Palmyra Rugby Club sounds the alarm about the Tompkins Park redvelopment

Tompkins Park.
Tompkins Park.

THE hierarchy at Palmyra Rugby Club is concerned about its future ahead of the start of the $9.4m Tompkins Park Redevelopment.

The City of Melville intends to make the Melville and Mt Pleasant Bowls Club join the Tompkins Park Community Recreation Association (TPCRA), which provides profits to the rugby club and the Melville Cricket Club.

Palmyra Rugby Club secretary Faye Strugnell gave a passionate message to the council at Tuesday’s council briefing session about the club’s financial future as the association missed out on months of function bookings after the start of the construction was delayed from July 2018 to March 2019.

Club president Justin Petersen said among the issues that the club had with the redevelopment was that the TPCRA would lose its main function room, which generated 60 per cent of the association’s revenue.

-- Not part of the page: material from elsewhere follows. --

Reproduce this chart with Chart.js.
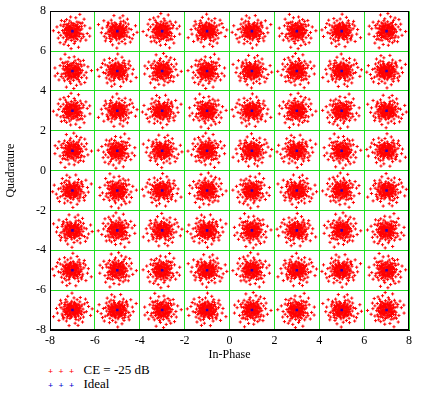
<!DOCTYPE html>
<html>
<head>
<meta charset="utf-8">
<script src="https://cdn.jsdelivr.net/npm/chart.js@4"></script>
<style>
  body { margin: 0; background: #fff; font-family: "Liberation Serif", serif; }
  #wrap { position: relative; width: 422px; height: 394px; }
  #c { position: absolute; left: 0; top: 0; }
  .leg { position: absolute; left: 48px; font-size: 13px; color: #000; height: 14px; line-height: 14px; }
  .leg .m { display: inline-block; width: 10.5px; font-size: 9px; font-weight: bold; }
  .leg .t { margin-left: 4px; }
</style>
</head>
<body>
<div id="wrap">
  <canvas id="c" width="422" height="362"></canvas>
  <div class="leg" style="top:363px"><span class="m" style="color:#f00">+</span><span class="m" style="color:#f00">+</span><span class="m" style="color:#f00">+</span><span class="t">CE = -25 dB</span></div>
  <div class="leg" style="top:377px"><span class="m" style="color:#00c">+</span><span class="m" style="color:#00c">+</span><span class="m" style="color:#00c">+</span><span class="t">Ideal</span></div>
</div>
<script>
// 64-QAM constellation levels
const levels = [-7, -5, -3, -1, 1, 3, 5, 7];
const tickValues = [-8, -6, -4, -2, 0, 2, 4, 6, 8];

// typical scatter of received symbols around one ideal point (read off a cluster)
const offsets = [
  [0.05,0.12],[-0.18,0.03],[0.22,-0.09],[-0.07,-0.25],[0.31,0.14],[-0.29,0.21],[0.11,0.33],[-0.14,-0.11],[0.02,-0.04],[0.41,-0.22],
  [-0.38,-0.06],[0.17,0.08],[-0.09,0.19],[0.26,0.27],[-0.22,-0.31],[0.08,-0.17],[-0.33,0.37],[0.47,0.05],[-0.03,0.44],[0.13,-0.38],
  [-0.51,0.12],[0.36,-0.41],[-0.16,0.09],[0.19,-0.02],[-0.25,-0.18],[0.06,0.26],[0.29,-0.13],[-0.11,-0.42],[0.54,0.31],[-0.44,-0.29],
  [0.01,0.07],[-0.06,-0.08],[0.14,0.16],[-0.2,0.28],[0.24,-0.24],[-0.35,0.02],[0.1,-0.29],[-0.02,0.18],[0.39,0.19],[-0.13,-0.21],
  [0.62,-0.08],[-0.58,0.26],[0.21,0.52],[-0.27,-0.55],[0.07,0.61],[0.33,0.41],[-0.41,-0.44],[0.49,-0.35],[-0.08,0.31],[0.16,-0.47],
  [-0.19,0.14],[0.27,0.04],[-0.31,-0.12],[0.04,-0.13],[-0.12,0.05],[0.18,0.22],[-0.24,0.41],[0.37,-0.17],[-0.04,-0.33],[0.09,0.39],
  [0.72,0.18],[-0.67,-0.15],[0.12,-0.66],[-0.21,0.69],[0.58,0.55],[-0.53,0.49],[0.45,-0.6],[-0.6,-0.52],[0.81,-0.27],[-0.15,-0.78],
  [0.03,-0.21],[-0.1,0.24],[0.23,0.13],[-0.28,-0.03],[0.15,-0.31],[-0.05,0.36],[0.32,-0.03],[-0.37,0.17],[0.2,0.3],[-0.17,-0.27],
  [0.43,0.26],[-0.46,-0.2],[0.28,-0.5],[-0.3,0.52],[0.0,0.0],[0.11,-0.07],[-0.08,0.12],[0.06,-0.1],[-0.15,-0.02],[0.13,0.04],
  [0.52,-0.12],[-0.49,0.35],[0.35,0.63],[-0.39,-0.37],[0.66,0.38],[-0.71,0.08],[0.25,-0.77],[-0.02,0.85],[0.88,0.06],[-0.84,-0.33],
  [0.09,0.02],[-0.04,0.09],[0.16,-0.12],[-0.21,-0.07],[0.12,0.21],[-0.15,0.17],[0.2,-0.18],[-0.1,-0.16],[0.25,0.09],[-0.26,0.08],
  [0.07,-0.24],[-0.03,0.23],[0.18,0.14],[-0.12,-0.26],[0.28,-0.06],[-0.23,0.13],[0.04,0.15],[-0.07,-0.14],[0.14,-0.2],[-0.18,0.24],
  [0.21,0.05],[-0.09,0.01],[0.03,-0.09],[-0.13,0.3],[0.1,0.27],[-0.27,-0.13],[0.23,-0.15],[-0.01,-0.19],[0.17,0.18],[-0.2,-0.22],
  [0.34,0.07],[-0.32,-0.22],[0.08,0.35],[-0.06,-0.36],[0.3,0.24],[-0.34,0.28],[0.27,-0.3],[-0.24,-0.4],[0.4,-0.06],[-0.42,0.05]
];

// each cluster uses the offsets under a different mirror/swap so they don't look identical
const variants = [
  (a, b) => [a, b], (a, b) => [-a, b], (a, b) => [a, -b], (a, b) => [-a, -b],
  (a, b) => [b, a], (a, b) => [-b, a], (a, b) => [b, -a], (a, b) => [-b, -a]
];

const ideal = [];
const received = [];
let k = 0;
levels.forEach(q => {
  levels.forEach(i => {
    ideal.push({ x: i, y: q });
    const v = variants[(k * 3 + Math.floor(k / 8)) % 8];
    offsets.forEach(o => {
      const d = v(o[0], o[1]);
      received.push({ x: i + d[0], y: q + d[1] });
    });
    k++;
  });
});

const serif = { family: '"Liberation Serif", serif', size: 12 };

// black frame round the plot area
const frame = {
  id: 'frame',
  afterDraw(chart) {
    const a = chart.chartArea, ctx = chart.ctx;
    ctx.save();
    ctx.strokeStyle = '#000';
    ctx.lineWidth = 1;
    ctx.strokeRect(Math.round(a.left) + 0.5, Math.round(a.top) + 0.5,
      Math.round(a.right - a.left) - 1, Math.round(a.bottom - a.top) - 1);
    ctx.restore();
  }
};

new Chart(document.getElementById('c'), {
  type: 'scatter',
  data: {
    datasets: [
      {
        label: 'Ideal',
        data: ideal,
        order: 0,
        pointStyle: 'rect',
        radius: 1.8,
        backgroundColor: '#3a00b0',
        borderColor: '#3a00b0',
        borderWidth: 0
      },
      {
        label: 'CE = -25 dB',
        data: received,
        order: 1,
        pointStyle: 'cross',
        radius: 1.6,
        borderColor: '#ff0000',
        borderWidth: 1
      }
    ]
  },
  plugins: [frame],
  options: {
    responsive: false,
    animation: false,
    events: [],
    layout: { padding: { top: 10, right: 13, left: 0, bottom: 0 } },
    plugins: { legend: { display: false }, tooltip: { enabled: false } },
    scales: {
      x: {
        type: 'linear', min: -8, max: 8,
        afterBuildTicks: s => { s.ticks = tickValues.map(v => ({ value: v })); },
        afterFit: s => { s.height = 32; },
        grid: { color: '#22dd22', drawTicks: false },
        border: { color: '#000', width: 1 },
        ticks: { color: '#000', font: serif, padding: 4, maxRotation: 0 },
        title: { display: true, text: 'In-Phase', color: '#000', font: serif, padding: 0 }
      },
      y: {
        type: 'linear', min: -8, max: 8,
        afterBuildTicks: s => { s.ticks = tickValues.map(v => ({ value: v })); },
        afterFit: s => { s.width = 50; },
        grid: { color: '#22dd22', drawTicks: false },
        border: { color: '#000', width: 1 },
        ticks: { color: '#000', font: serif, padding: 4 },
        title: { display: true, text: 'Quadrature', color: '#000', font: serif, padding: 4 }
      }
    }
  }
});
</script>
</body>
</html>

“Other issues regarding the redevelopment include redistribution of public space for commercial benefit, deduction in playing fields for rugby, storage and lighting of fields,” he said.

“No operating model has been produced that demonstrates that the outcome of the redevelopment will be financially sustainable for the clubs and the community.”

Mr Petersen said as the lease between the TPRCA and the rugby club had expired, and if it did not “align with City of Melville expectations”, then there might be no other option than to relocate, reduce in size or play in a lower division.

He said the club wanted the TPCRA to remain as it was but it would continue to work with the City.

City of Melville acting chief executive Marten Tieleman said the association and club’s current model was “marginal” and “high risk” while at times “excluding” some community groups from accessing the facility.

“Trends of the current model also indicate that the financial viability of the Association has been decreasing over the last five years, with it paying dividends to both the Rugby and Cricket Clubs that were, on average, double the amount of net profit,” he said.

“This scenario has unfortunately left lower funds in the associations reserves and is unsustainable going forward.”

Mr Tieleman said the City was working with Clubs WA and had engaged an independent financial expert to assist the association and clubs as well as to develop the new operating model including issues such how the Clubs will operate during the construction period.

“Our officers will continue to meet regularly with the Clubs and the Association during this transition phase and the City is also providing financial support to the association during the current period leading up to construction,” he said.

“The current operational model needs to change, and this is why we are working hard with all the groups to ensure the Clubs and the Association will be sustainable in the long term for everyone to enjoy.”

The Melville Cricket Club declined to comment.